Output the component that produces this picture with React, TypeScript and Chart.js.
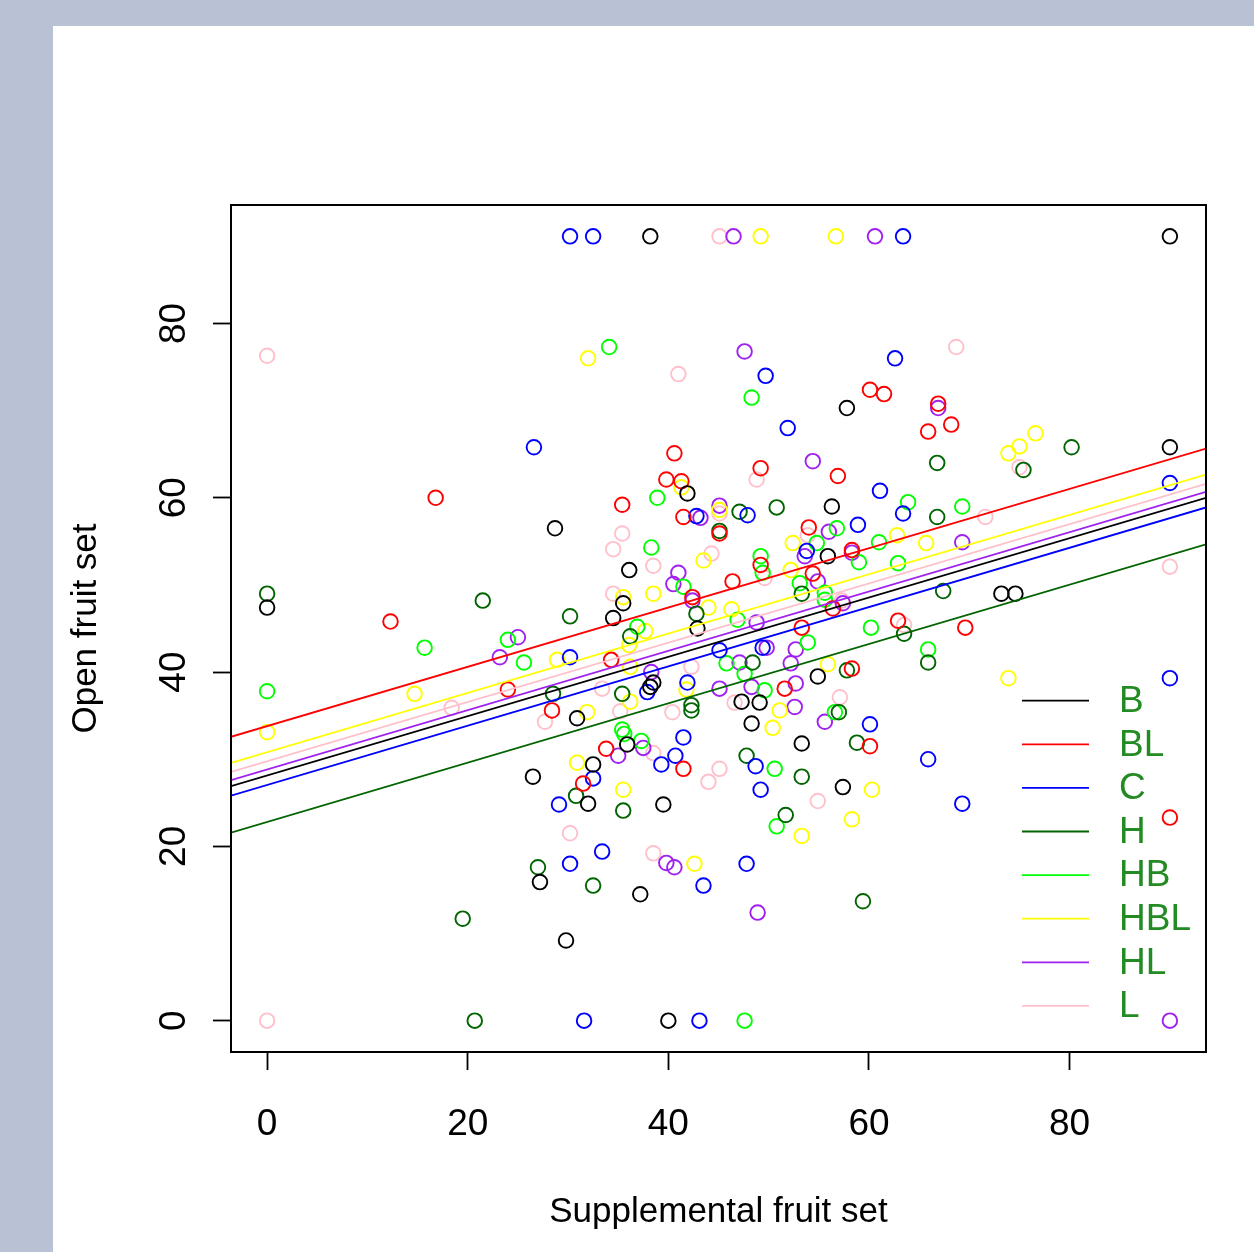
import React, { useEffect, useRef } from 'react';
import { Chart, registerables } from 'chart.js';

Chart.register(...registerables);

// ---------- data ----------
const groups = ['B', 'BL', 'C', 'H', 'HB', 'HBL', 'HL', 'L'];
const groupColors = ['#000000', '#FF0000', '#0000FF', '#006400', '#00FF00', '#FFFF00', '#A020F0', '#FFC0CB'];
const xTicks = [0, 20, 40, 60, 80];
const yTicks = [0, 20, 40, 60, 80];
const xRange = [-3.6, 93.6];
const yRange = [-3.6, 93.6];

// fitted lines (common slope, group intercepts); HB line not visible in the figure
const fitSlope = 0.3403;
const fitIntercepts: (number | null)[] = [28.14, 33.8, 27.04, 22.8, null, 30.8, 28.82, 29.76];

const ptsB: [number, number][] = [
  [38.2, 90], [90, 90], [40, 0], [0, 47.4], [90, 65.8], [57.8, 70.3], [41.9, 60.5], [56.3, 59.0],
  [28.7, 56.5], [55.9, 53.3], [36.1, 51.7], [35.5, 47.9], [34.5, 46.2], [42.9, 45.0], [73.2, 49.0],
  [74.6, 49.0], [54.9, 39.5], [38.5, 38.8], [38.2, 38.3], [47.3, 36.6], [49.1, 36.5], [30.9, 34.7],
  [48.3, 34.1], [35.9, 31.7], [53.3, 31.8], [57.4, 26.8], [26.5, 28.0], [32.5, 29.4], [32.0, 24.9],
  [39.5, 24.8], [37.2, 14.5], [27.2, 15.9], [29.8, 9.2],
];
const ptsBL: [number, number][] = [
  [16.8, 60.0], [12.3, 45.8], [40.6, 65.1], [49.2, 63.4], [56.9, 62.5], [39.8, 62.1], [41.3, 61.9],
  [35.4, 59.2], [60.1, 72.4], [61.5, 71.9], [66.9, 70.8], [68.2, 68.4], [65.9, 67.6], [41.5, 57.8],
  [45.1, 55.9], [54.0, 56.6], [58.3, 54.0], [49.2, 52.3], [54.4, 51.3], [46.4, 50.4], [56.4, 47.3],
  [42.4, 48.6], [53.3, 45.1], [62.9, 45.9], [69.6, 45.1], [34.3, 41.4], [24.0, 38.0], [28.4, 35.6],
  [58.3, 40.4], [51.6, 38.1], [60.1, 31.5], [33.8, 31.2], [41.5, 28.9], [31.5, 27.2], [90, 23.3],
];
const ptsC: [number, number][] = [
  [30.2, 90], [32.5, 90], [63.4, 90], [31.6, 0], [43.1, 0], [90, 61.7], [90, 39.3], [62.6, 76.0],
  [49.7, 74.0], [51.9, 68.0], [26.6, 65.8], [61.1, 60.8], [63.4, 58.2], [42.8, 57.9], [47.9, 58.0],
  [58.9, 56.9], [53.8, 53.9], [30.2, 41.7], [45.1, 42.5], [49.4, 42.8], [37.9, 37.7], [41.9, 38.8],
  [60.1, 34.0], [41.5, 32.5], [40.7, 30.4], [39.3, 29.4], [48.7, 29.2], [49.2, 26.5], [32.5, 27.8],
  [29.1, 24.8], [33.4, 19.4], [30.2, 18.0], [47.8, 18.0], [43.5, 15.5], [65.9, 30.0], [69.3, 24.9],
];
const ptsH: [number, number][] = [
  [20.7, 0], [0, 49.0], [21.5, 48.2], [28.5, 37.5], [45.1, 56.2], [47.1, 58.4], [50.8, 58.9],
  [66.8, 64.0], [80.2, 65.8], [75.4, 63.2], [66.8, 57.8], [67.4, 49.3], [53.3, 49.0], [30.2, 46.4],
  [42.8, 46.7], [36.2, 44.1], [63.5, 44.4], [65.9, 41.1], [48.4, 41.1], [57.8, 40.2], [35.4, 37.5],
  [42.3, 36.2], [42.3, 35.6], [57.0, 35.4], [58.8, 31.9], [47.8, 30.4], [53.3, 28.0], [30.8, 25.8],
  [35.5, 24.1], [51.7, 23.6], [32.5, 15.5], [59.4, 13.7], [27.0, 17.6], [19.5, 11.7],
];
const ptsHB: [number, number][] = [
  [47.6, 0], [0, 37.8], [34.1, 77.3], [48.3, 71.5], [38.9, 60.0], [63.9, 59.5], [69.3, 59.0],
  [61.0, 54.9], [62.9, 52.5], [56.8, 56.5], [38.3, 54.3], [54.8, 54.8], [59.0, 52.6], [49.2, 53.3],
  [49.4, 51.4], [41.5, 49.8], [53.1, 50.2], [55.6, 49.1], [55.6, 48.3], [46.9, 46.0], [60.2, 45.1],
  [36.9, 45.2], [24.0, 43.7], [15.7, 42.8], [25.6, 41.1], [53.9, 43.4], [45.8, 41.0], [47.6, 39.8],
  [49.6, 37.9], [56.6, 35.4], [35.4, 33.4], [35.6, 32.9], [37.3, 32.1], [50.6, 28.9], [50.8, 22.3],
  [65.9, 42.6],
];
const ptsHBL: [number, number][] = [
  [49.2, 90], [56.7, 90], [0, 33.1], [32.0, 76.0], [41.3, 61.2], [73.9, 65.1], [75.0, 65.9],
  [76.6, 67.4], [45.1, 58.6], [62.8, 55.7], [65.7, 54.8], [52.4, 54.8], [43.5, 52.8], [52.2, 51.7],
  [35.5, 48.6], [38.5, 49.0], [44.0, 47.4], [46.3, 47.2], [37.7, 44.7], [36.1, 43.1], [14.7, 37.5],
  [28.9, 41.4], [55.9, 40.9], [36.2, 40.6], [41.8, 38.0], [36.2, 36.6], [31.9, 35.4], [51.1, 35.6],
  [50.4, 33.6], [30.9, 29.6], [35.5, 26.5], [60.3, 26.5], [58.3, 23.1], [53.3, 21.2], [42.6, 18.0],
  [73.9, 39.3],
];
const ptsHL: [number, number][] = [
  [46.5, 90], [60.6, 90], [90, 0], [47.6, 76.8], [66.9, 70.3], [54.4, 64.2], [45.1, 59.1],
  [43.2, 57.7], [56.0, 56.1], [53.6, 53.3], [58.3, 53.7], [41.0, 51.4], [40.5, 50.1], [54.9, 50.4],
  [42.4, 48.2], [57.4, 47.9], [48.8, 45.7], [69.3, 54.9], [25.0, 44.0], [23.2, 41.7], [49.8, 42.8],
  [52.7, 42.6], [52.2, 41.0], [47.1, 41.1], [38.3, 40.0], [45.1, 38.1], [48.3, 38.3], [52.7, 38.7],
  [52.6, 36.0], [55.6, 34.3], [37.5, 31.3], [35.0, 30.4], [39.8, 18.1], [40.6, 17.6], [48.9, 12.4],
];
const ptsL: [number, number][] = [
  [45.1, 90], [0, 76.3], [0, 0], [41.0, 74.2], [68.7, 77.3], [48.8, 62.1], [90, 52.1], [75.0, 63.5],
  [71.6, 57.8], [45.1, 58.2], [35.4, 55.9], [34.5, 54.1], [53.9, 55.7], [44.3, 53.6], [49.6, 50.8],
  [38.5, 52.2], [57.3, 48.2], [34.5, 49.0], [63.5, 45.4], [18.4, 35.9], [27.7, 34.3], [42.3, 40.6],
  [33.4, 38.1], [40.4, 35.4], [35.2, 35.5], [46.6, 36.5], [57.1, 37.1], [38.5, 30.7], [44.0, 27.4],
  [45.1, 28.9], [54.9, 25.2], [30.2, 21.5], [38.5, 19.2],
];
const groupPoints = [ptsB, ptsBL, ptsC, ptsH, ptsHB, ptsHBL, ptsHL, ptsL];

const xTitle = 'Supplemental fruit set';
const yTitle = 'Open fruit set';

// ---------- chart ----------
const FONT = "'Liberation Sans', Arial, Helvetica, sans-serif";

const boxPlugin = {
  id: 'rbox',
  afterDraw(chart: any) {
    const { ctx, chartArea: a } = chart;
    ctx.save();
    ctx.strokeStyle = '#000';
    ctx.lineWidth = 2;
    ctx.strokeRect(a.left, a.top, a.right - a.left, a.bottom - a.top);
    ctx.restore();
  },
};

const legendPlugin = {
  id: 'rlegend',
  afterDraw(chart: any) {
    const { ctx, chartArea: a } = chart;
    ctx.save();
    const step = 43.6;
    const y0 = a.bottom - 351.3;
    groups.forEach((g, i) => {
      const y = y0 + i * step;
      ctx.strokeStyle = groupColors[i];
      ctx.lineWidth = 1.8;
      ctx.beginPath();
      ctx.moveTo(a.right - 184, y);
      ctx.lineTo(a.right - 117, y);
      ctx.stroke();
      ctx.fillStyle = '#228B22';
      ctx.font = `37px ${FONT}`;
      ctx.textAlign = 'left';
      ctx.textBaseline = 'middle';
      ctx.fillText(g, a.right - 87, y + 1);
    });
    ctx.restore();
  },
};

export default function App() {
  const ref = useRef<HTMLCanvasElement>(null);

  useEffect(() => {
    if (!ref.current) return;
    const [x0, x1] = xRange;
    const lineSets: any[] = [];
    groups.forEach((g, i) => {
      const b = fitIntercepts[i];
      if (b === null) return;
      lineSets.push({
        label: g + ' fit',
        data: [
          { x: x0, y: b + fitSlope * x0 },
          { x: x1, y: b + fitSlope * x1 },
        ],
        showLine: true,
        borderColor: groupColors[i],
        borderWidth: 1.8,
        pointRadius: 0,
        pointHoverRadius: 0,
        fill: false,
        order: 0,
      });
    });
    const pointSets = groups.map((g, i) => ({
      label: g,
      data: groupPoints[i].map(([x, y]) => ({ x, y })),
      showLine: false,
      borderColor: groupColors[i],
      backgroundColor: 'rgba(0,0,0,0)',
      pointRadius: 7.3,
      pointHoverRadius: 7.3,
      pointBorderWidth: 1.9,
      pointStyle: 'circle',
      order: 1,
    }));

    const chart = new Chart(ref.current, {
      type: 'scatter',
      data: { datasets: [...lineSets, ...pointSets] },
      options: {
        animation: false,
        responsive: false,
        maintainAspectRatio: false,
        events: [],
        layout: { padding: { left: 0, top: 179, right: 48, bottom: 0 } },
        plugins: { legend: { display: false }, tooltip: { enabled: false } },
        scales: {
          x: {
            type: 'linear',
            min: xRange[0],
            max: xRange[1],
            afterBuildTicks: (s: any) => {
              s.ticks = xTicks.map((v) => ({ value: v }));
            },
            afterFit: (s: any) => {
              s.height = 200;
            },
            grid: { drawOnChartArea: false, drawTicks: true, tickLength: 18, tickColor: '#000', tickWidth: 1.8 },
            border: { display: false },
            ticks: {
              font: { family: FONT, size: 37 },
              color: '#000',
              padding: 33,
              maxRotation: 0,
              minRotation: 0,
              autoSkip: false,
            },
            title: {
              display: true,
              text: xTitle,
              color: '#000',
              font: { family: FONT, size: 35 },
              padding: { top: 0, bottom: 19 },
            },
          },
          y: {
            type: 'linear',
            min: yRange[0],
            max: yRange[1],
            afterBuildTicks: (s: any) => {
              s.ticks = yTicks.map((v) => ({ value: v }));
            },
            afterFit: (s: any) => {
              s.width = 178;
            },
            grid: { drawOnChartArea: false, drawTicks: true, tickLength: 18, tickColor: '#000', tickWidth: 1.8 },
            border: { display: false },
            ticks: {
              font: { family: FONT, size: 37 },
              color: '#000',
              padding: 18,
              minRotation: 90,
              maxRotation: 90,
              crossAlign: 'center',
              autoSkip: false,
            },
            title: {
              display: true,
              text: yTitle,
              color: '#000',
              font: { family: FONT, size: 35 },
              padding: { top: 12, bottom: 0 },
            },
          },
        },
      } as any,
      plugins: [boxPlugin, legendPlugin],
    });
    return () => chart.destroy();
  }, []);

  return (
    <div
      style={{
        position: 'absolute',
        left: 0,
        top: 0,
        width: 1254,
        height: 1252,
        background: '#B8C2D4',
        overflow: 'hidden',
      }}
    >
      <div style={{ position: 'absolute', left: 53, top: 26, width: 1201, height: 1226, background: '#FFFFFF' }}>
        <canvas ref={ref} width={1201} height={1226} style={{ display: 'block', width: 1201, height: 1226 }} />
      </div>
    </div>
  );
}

----------

• **Given problem**: From the first line above to the line containing "const fitIntercepts: (number", repeat each line exactly. Pictures stay out.

• **Problem solution**:
Output the component that produces this picture with React, TypeScript and Chart.js.
import React, { useEffect, useRef } from 'react';
import { Chart, registerables } from 'chart.js';

Chart.register(...registerables);

// ---------- data ----------
const groups = ['B', 'BL', 'C', 'H', 'HB', 'HBL', 'HL', 'L'];
const groupColors = ['#000000', '#FF0000', '#0000FF', '#006400', '#00FF00', '#FFFF00', '#A020F0', '#FFC0CB'];
const xTicks = [0, 20, 40, 60, 80];
const yTicks = [0, 20, 40, 60, 80];
const xRange = [-3.6, 93.6];
const yRange = [-3.6, 93.6];

// fitted lines (common slope, group intercepts); HB line not visible in the figure
const fitSlope = 0.3403;
const fitIntercepts: (number | null)[] = [28.14, 33.8, 27.04, 22.8, null, 30.8, 28.82, 29.76];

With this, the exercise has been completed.